◆ TASK DETAILS ◆
Every entry must be repeated exactly. Exclude all pictures.

[Records with drawing code]
◆ ◆ ◆
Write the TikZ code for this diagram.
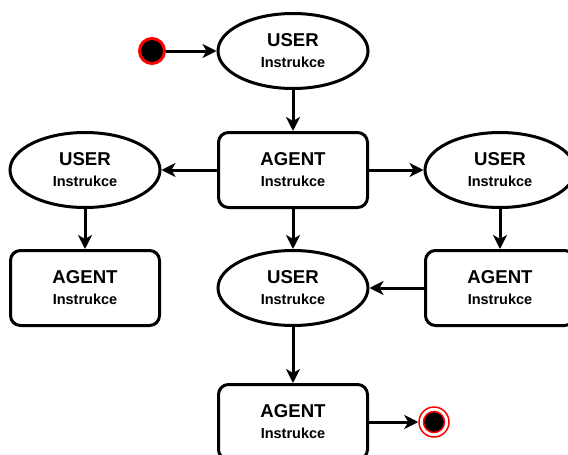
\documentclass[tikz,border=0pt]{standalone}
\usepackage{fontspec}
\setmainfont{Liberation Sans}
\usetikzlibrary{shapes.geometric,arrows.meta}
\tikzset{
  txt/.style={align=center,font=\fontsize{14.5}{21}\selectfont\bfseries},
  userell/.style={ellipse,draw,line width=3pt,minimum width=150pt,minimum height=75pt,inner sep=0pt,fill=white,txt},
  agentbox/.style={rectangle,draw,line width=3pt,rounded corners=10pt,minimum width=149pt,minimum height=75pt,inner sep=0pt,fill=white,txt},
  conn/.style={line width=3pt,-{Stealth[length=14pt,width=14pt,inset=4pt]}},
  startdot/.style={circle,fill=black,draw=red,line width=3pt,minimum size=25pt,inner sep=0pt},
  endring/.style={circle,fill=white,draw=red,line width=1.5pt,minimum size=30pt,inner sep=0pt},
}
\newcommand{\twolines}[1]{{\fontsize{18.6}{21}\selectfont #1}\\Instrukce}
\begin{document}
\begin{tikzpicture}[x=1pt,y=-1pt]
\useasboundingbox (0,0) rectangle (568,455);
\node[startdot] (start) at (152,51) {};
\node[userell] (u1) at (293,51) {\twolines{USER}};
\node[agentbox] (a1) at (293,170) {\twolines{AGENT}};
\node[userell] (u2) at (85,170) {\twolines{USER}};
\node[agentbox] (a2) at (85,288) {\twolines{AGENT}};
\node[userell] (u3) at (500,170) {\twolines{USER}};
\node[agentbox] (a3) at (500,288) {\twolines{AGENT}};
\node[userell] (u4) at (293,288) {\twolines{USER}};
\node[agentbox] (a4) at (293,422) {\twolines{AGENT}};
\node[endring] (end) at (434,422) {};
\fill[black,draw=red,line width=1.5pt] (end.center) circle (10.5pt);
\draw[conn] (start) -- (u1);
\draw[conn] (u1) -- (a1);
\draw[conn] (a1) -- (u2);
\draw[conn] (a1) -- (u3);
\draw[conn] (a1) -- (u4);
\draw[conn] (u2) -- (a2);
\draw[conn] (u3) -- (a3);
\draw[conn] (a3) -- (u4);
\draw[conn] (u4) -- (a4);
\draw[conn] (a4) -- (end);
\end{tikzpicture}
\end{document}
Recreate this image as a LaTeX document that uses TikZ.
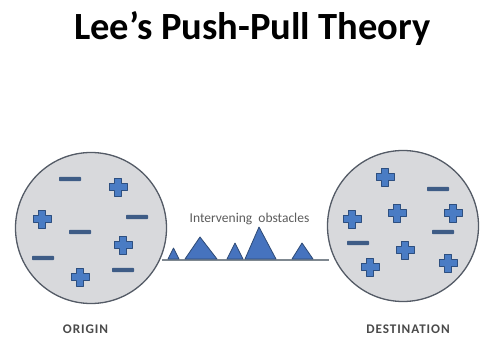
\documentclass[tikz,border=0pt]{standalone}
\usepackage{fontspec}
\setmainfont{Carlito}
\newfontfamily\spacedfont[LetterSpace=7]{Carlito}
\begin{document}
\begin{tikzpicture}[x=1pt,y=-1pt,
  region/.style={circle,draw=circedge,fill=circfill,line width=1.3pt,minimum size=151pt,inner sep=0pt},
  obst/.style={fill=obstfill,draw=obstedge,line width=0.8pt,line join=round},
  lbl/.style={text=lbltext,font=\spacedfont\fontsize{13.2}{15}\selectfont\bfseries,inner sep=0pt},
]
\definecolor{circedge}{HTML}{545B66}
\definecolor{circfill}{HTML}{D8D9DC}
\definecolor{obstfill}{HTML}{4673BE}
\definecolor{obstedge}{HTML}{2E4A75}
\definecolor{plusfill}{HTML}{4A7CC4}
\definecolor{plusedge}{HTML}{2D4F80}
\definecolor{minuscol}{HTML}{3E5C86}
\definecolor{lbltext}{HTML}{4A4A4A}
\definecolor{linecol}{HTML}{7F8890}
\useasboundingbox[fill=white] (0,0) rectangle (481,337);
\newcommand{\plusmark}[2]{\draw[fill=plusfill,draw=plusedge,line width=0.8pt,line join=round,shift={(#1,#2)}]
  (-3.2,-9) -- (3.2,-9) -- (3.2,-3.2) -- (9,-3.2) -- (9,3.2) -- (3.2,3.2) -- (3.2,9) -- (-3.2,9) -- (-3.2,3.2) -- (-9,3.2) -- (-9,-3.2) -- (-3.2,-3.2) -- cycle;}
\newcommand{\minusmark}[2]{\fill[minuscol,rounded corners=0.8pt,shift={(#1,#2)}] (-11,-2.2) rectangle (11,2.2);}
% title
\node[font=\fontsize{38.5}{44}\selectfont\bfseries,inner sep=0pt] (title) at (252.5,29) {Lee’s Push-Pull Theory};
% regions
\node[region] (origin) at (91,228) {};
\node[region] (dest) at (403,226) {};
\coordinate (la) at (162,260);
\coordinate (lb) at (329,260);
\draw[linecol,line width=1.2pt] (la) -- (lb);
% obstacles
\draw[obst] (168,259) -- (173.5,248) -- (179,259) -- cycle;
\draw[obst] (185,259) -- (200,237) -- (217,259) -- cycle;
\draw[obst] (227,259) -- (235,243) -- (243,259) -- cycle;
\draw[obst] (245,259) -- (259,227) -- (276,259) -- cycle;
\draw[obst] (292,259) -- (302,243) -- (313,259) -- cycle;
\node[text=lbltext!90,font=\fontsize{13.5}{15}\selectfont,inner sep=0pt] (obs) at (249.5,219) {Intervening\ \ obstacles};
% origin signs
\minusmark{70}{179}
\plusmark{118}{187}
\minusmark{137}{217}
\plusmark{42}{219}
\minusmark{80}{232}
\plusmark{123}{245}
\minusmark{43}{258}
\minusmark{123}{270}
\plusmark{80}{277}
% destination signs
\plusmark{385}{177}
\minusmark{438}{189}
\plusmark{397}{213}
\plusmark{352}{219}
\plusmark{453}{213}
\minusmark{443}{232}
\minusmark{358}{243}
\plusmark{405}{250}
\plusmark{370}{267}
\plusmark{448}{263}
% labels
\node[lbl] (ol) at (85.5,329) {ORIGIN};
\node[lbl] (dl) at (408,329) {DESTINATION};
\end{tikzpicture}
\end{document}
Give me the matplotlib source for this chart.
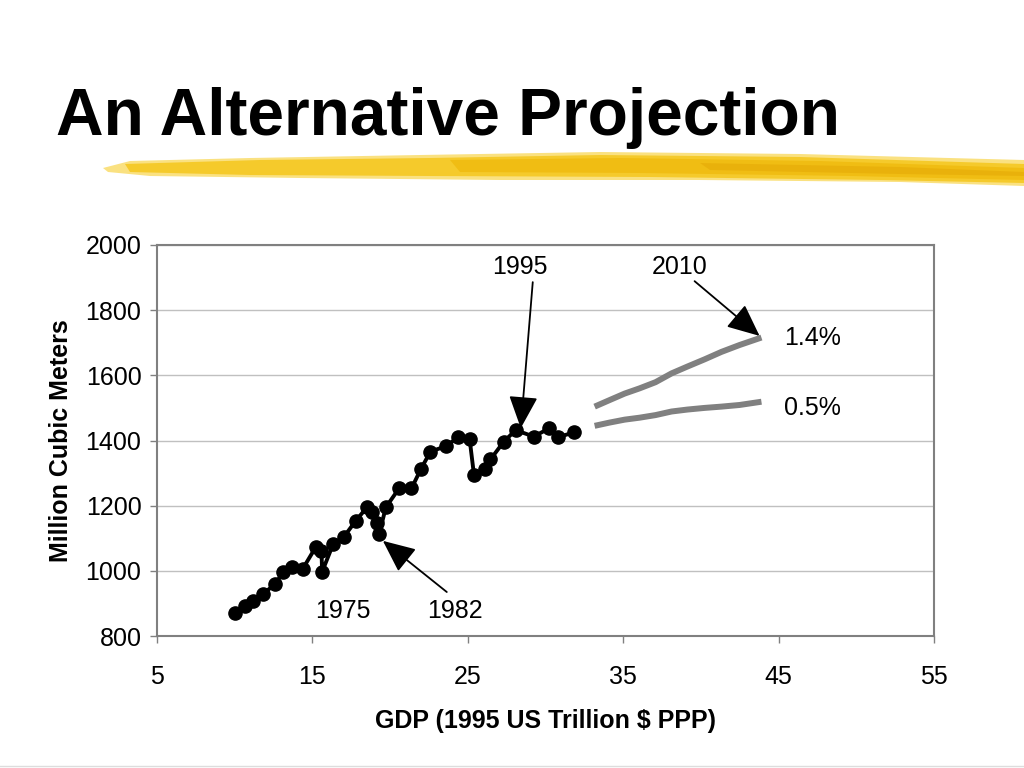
◆ ◆ ◆
◆ RESULT OF THIS EXERCISE ◆
Write the TikZ code for this diagram.
\documentclass[tikz,border=0pt]{standalone}
\usepackage{fontspec}
\setmainfont{Liberation Sans}
\usetikzlibrary{shapes.geometric,arrows.meta}
\tikzset{
  txt/.style={align=center,font=\fontsize{14.5}{21}\selectfont\bfseries},
  userell/.style={ellipse,draw,line width=3pt,minimum width=150pt,minimum height=75pt,inner sep=0pt,fill=white,txt},
  agentbox/.style={rectangle,draw,line width=3pt,rounded corners=10pt,minimum width=149pt,minimum height=75pt,inner sep=0pt,fill=white,txt},
  conn/.style={line width=3pt,-{Stealth[length=14pt,width=14pt,inset=4pt]}},
  startdot/.style={circle,fill=black,draw=red,line width=3pt,minimum size=25pt,inner sep=0pt},
  endring/.style={circle,fill=white,draw=red,line width=1.5pt,minimum size=30pt,inner sep=0pt},
}
\newcommand{\twolines}[1]{{\fontsize{18.6}{21}\selectfont #1}\\Instrukce}
\begin{document}
\begin{tikzpicture}[x=1pt,y=-1pt]
\useasboundingbox (0,0) rectangle (568,455);
\node[startdot] (start) at (152,51) {};
\node[userell] (u1) at (293,51) {\twolines{USER}};
\node[agentbox] (a1) at (293,170) {\twolines{AGENT}};
\node[userell] (u2) at (85,170) {\twolines{USER}};
\node[agentbox] (a2) at (85,288) {\twolines{AGENT}};
\node[userell] (u3) at (500,170) {\twolines{USER}};
\node[agentbox] (a3) at (500,288) {\twolines{AGENT}};
\node[userell] (u4) at (293,288) {\twolines{USER}};
\node[agentbox] (a4) at (293,422) {\twolines{AGENT}};
\node[endring] (end) at (434,422) {};
\fill[black,draw=red,line width=1.5pt] (end.center) circle (10.5pt);
\draw[conn] (start) -- (u1);
\draw[conn] (u1) -- (a1);
\draw[conn] (a1) -- (u2);
\draw[conn] (a1) -- (u3);
\draw[conn] (a1) -- (u4);
\draw[conn] (u2) -- (a2);
\draw[conn] (u3) -- (a3);
\draw[conn] (a3) -- (u4);
\draw[conn] (u4) -- (a4);
\draw[conn] (a4) -- (end);
\end{tikzpicture}
\end{document}
Recreate this image as a LaTeX document that uses TikZ.
\documentclass[tikz,border=0pt]{standalone}
\usepackage{fontspec}
\setmainfont{Carlito}
\newfontfamily\spacedfont[LetterSpace=7]{Carlito}
\begin{document}
\begin{tikzpicture}[x=1pt,y=-1pt,
  region/.style={circle,draw=circedge,fill=circfill,line width=1.3pt,minimum size=151pt,inner sep=0pt},
  obst/.style={fill=obstfill,draw=obstedge,line width=0.8pt,line join=round},
  lbl/.style={text=lbltext,font=\spacedfont\fontsize{13.2}{15}\selectfont\bfseries,inner sep=0pt},
]
\definecolor{circedge}{HTML}{545B66}
\definecolor{circfill}{HTML}{D8D9DC}
\definecolor{obstfill}{HTML}{4673BE}
\definecolor{obstedge}{HTML}{2E4A75}
\definecolor{plusfill}{HTML}{4A7CC4}
\definecolor{plusedge}{HTML}{2D4F80}
\definecolor{minuscol}{HTML}{3E5C86}
\definecolor{lbltext}{HTML}{4A4A4A}
\definecolor{linecol}{HTML}{7F8890}
\useasboundingbox[fill=white] (0,0) rectangle (481,337);
\newcommand{\plusmark}[2]{\draw[fill=plusfill,draw=plusedge,line width=0.8pt,line join=round,shift={(#1,#2)}]
  (-3.2,-9) -- (3.2,-9) -- (3.2,-3.2) -- (9,-3.2) -- (9,3.2) -- (3.2,3.2) -- (3.2,9) -- (-3.2,9) -- (-3.2,3.2) -- (-9,3.2) -- (-9,-3.2) -- (-3.2,-3.2) -- cycle;}
\newcommand{\minusmark}[2]{\fill[minuscol,rounded corners=0.8pt,shift={(#1,#2)}] (-11,-2.2) rectangle (11,2.2);}
% title
\node[font=\fontsize{38.5}{44}\selectfont\bfseries,inner sep=0pt] (title) at (252.5,29) {Lee’s Push-Pull Theory};
% regions
\node[region] (origin) at (91,228) {};
\node[region] (dest) at (403,226) {};
\coordinate (la) at (162,260);
\coordinate (lb) at (329,260);
\draw[linecol,line width=1.2pt] (la) -- (lb);
% obstacles
\draw[obst] (168,259) -- (173.5,248) -- (179,259) -- cycle;
\draw[obst] (185,259) -- (200,237) -- (217,259) -- cycle;
\draw[obst] (227,259) -- (235,243) -- (243,259) -- cycle;
\draw[obst] (245,259) -- (259,227) -- (276,259) -- cycle;
\draw[obst] (292,259) -- (302,243) -- (313,259) -- cycle;
\node[text=lbltext!90,font=\fontsize{13.5}{15}\selectfont,inner sep=0pt] (obs) at (249.5,219) {Intervening\ \ obstacles};
% origin signs
\minusmark{70}{179}
\plusmark{118}{187}
\minusmark{137}{217}
\plusmark{42}{219}
\minusmark{80}{232}
\plusmark{123}{245}
\minusmark{43}{258}
\minusmark{123}{270}
\plusmark{80}{277}
% destination signs
\plusmark{385}{177}
\minusmark{438}{189}
\plusmark{397}{213}
\plusmark{352}{219}
\plusmark{453}{213}
\minusmark{443}{232}
\minusmark{358}{243}
\plusmark{405}{250}
\plusmark{370}{267}
\plusmark{448}{263}
% labels
\node[lbl] (ol) at (85.5,329) {ORIGIN};
\node[lbl] (dl) at (408,329) {DESTINATION};
\end{tikzpicture}
\end{document}
Give me the matplotlib source for this chart.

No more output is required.